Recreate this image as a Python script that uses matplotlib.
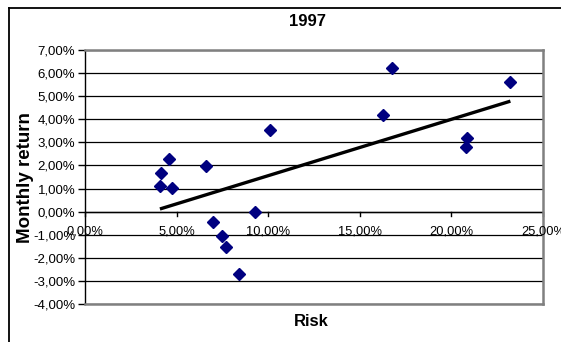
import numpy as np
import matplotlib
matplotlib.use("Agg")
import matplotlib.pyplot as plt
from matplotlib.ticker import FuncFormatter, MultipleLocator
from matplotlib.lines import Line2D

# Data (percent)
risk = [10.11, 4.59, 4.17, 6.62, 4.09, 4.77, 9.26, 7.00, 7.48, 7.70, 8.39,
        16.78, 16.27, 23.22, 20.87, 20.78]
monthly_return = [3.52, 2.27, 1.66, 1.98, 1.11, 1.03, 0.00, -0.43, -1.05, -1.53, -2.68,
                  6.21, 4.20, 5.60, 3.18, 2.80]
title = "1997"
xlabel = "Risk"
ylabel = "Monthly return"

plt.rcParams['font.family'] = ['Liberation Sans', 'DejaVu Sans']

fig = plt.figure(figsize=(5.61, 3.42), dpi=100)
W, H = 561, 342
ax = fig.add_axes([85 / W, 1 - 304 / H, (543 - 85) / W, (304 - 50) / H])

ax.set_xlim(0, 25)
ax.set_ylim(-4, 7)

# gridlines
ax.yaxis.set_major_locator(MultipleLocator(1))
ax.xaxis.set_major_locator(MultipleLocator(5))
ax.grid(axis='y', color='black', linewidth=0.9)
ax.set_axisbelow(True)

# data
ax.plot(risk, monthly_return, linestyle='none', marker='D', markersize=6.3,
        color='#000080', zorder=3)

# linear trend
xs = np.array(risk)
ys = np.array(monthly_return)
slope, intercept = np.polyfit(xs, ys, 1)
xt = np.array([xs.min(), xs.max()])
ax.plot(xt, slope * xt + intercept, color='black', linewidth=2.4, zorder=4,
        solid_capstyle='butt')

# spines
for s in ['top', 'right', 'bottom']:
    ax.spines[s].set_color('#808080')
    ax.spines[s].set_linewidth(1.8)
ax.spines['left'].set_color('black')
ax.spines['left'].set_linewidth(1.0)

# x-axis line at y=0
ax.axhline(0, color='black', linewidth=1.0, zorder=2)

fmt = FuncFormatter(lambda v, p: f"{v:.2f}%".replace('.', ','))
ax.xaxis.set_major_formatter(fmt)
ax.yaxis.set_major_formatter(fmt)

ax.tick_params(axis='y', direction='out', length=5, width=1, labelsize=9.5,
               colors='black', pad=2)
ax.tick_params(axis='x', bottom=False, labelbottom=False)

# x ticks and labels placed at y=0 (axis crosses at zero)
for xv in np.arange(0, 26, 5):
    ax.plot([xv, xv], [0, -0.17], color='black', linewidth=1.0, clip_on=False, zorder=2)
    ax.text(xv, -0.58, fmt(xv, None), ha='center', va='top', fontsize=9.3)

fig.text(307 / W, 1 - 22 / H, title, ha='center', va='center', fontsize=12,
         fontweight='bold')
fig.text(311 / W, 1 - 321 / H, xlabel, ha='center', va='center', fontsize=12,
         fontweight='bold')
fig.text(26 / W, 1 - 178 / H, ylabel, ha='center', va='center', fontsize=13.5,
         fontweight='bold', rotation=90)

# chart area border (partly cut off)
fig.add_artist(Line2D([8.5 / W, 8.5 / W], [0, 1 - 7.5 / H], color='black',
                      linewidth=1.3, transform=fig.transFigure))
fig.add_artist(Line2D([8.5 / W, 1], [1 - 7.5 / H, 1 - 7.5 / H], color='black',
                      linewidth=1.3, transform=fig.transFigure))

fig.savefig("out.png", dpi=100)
□ □ □ □ □
*Aim*. Repeat only what lies between the start of the data and the end of the line containing "color='#000080', zorder=3)", exactly, with pictures left out.

*Final answer*.
Recreate this image as a Python script that uses matplotlib.
import numpy as np
import matplotlib
matplotlib.use("Agg")
import matplotlib.pyplot as plt
from matplotlib.ticker import FuncFormatter, MultipleLocator
from matplotlib.lines import Line2D

# Data (percent)
risk = [10.11, 4.59, 4.17, 6.62, 4.09, 4.77, 9.26, 7.00, 7.48, 7.70, 8.39,
        16.78, 16.27, 23.22, 20.87, 20.78]
monthly_return = [3.52, 2.27, 1.66, 1.98, 1.11, 1.03, 0.00, -0.43, -1.05, -1.53, -2.68,
                  6.21, 4.20, 5.60, 3.18, 2.80]
title = "1997"
xlabel = "Risk"
ylabel = "Monthly return"

plt.rcParams['font.family'] = ['Liberation Sans', 'DejaVu Sans']

fig = plt.figure(figsize=(5.61, 3.42), dpi=100)
W, H = 561, 342
ax = fig.add_axes([85 / W, 1 - 304 / H, (543 - 85) / W, (304 - 50) / H])

ax.set_xlim(0, 25)
ax.set_ylim(-4, 7)

# gridlines
ax.yaxis.set_major_locator(MultipleLocator(1))
ax.xaxis.set_major_locator(MultipleLocator(5))
ax.grid(axis='y', color='black', linewidth=0.9)
ax.set_axisbelow(True)

# data
ax.plot(risk, monthly_return, linestyle='none', marker='D', markersize=6.3,
        color='#000080', zorder=3)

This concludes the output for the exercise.